A study in which information is collected on people over several weeks, months or years. People may be followed forward in time (a prospective study), or information may be collected on past events (a retrospective study).

depression

A mental health problem causing long-lasting low mood that interferes with everyday life.

Investigators from the longitudinal Positive Health Study therefore conducted a study to clarify the relationship between sociodemographic and health factors and unemployment in a large cohort of HIV-positive men.

Recruitment to the study started in 1999 and it included a little over 700 men, 91% of whom were gay with a mean age of 46. Five separate waves of annual interviews were conducted. Three major groups of factors predicting unemployment were analysed: sociodemographic variables; physical health; and, mental health.

Results of the investigators’ initial analysis were not altogether surprising.

First, the investigators looked at sociodemographic factors. They found that unemployment was lower amongst individuals who had received a university education (37%) than those who had not (54%), and that those with an income over AU$ 22,000 per annum were less likely to be unemployed (13%) compared to those with lower incomes (53%). Increasing age was also related with unemployment, with 36% of those under 40 out of work compared to 55% of the over-50s.

The investigators’ first set of analysis also revealed that unemployment was also related to physical and mental ill health. Over two-thirds of individuals who rated their health as “poor” were unemployed compared to only 30% of those who rated their health as “excellent.” Unemployment was also higher amongst those with lower CD4 cell counts (below 200 cells/mm3, 67%, versus 42% with higher CD4 cell counts); those whose who had been diagnosed with HIV for longer (diagnosed before 1987, 565 unemployment, versus 27% unemployment diagnosed as 1996); and, amongst people who had or were taking anti-HIV therapy (45% versus 30%).

As regards the relationship between mental health and unemployment, the investigators found that 52% of those who had sought help for mental health problems in the past year were unemployed compared to 38% those who had not sought such help. They also found that those scored highest on the Kessler score for psychological distress were more likely to be out of work (70%) than those with the lowest scores (34%) and that individuals with the greatest number of self-reported symptoms of depression and psychological distress also had a higher prevalence of unemployment than those with the fewest (69% versus 26%).

The investigators then conducted multivariate analysis to see if there was any relationship between the sociodemographic and physical and mental health factors related to unemployment revealed by the first set of analysis.

This analysis revealed a significantly higher likelihood of unemployment amongst individuals who had been ill because of HIV; had a higher Kessler score of psychological distress; and were older. It also showed that there was a lower likelihood of unemployment amongst individuals who rated their health as “good” or “excellent”; had been living with HIV for a short amount of time; and who had a university education.

Although the investigators did not provide statistical analysis for this, their research also showed that individuals who used HIV support groups were more likely to be unemployed.
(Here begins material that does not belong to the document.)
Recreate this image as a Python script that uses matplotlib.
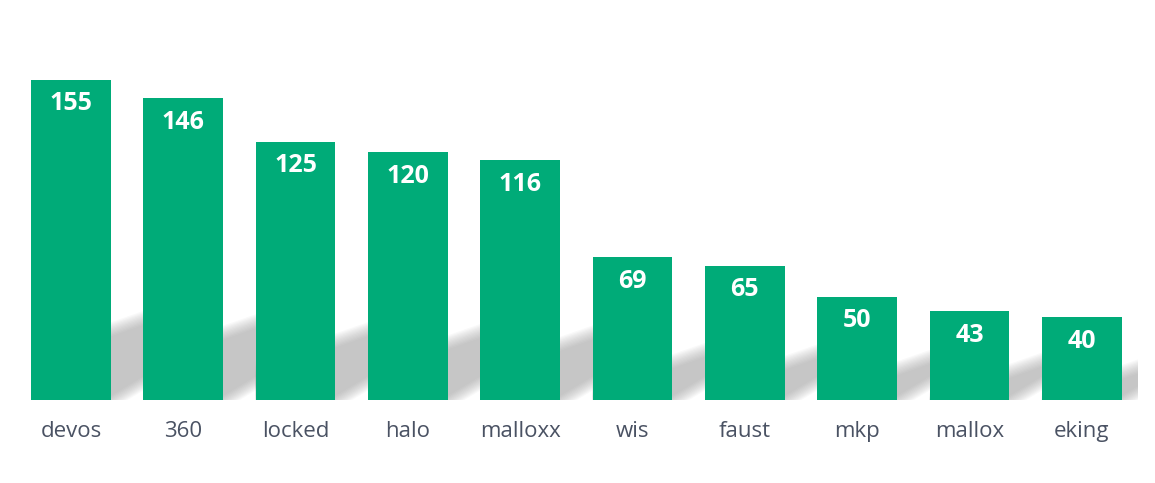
import matplotlib.pyplot as plt
from matplotlib.patches import Polygon

names = ["devos", "360", "locked", "halo", "malloxx", "wis", "faust", "mkp", "mallox", "eking"]
counts = [155, 146, 125, 120, 116, 69, 65, 50, 43, 40]

bar_color = "#00AB78"
label_color = "#4A5263"

W, H = 1155, 483
fig = plt.figure(figsize=(W / 100, H / 100), dpi=100)
ax = fig.add_axes([14.75 / W, (H - 400) / H, (1138 - 14.75) / W, 372 / H])

x = list(range(len(names)))
bar_w = 0.71
ax.bar(x, counts, width=bar_w, color=bar_color, zorder=3)

ymax = 180
ax.set_xlim(-0.5, len(names) - 0.5)
ax.set_ylim(0, ymax)

# slanted soft shadow behind bars, built in pixel units then mapped to data
ux = 1 / 112.4          # data units per px along x
uy = ymax / 372         # data units per px along y
n_layers = 12
for xi, v in zip(x, counts):
    h_px = v / uy
    band = 0.18 * h_px + 12
    L = xi - bar_w / 2
    R = xi + bar_w / 2
    wpx = (R - L) / ux
    D = 80
    for k in range(n_layers):
        s = 14 * k / (n_layers - 1)
        pts_px = [(0, 4 - s), (wpx, 4 - s),
                  (wpx + D, 4 + 0.6 * D - s),
                  (wpx + D, band - 6 + s + 0.35 * D),
                  (0, band - 6 + s - 0.35 * wpx)]
        pts = [(L + px * ux, py * uy) for px, py in pts_px]
        ax.add_patch(Polygon(pts, closed=True, facecolor="#999999",
                             edgecolor="none", alpha=0.06, zorder=1))

for xi, v in zip(x, counts):
    ax.annotate(str(v), (xi, v), xytext=(0, -17.5), textcoords="offset points",
                ha="center", va="center", color="white", fontsize=18,
                fontweight="bold", family="Open Sans", zorder=4)

ax.set_xticks(x)
ax.set_xticklabels(names, fontsize=16, color=label_color, family="Open Sans")
ax.tick_params(axis="x", length=0, pad=15)
ax.set_yticks([])
for s in ax.spines.values():
    s.set_visible(False)

fig.savefig("out.png", dpi=100)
They suggest that this factor merited further research.

“Our findings show that aspects of both physical and mental health as well as sociodemographic factors are major predictors of unemployment among PLWHA, and that sociodemographic factors remain independent of health factors”, write the investigators. They add that, “these results indicate that a person’s demographic background or social standing is as important to unemployment as their mental or physical health.”

They conclude by recommending that “a shift away from a single focus on antiretroviral therapy as a reason for unemployment would improve the employment prospects for PLWHA.”

References

Fogarty AS et al. Factors distinguishing employed from unemployed people in the Positive Health Study. AIDS: s37 - s42, 2007.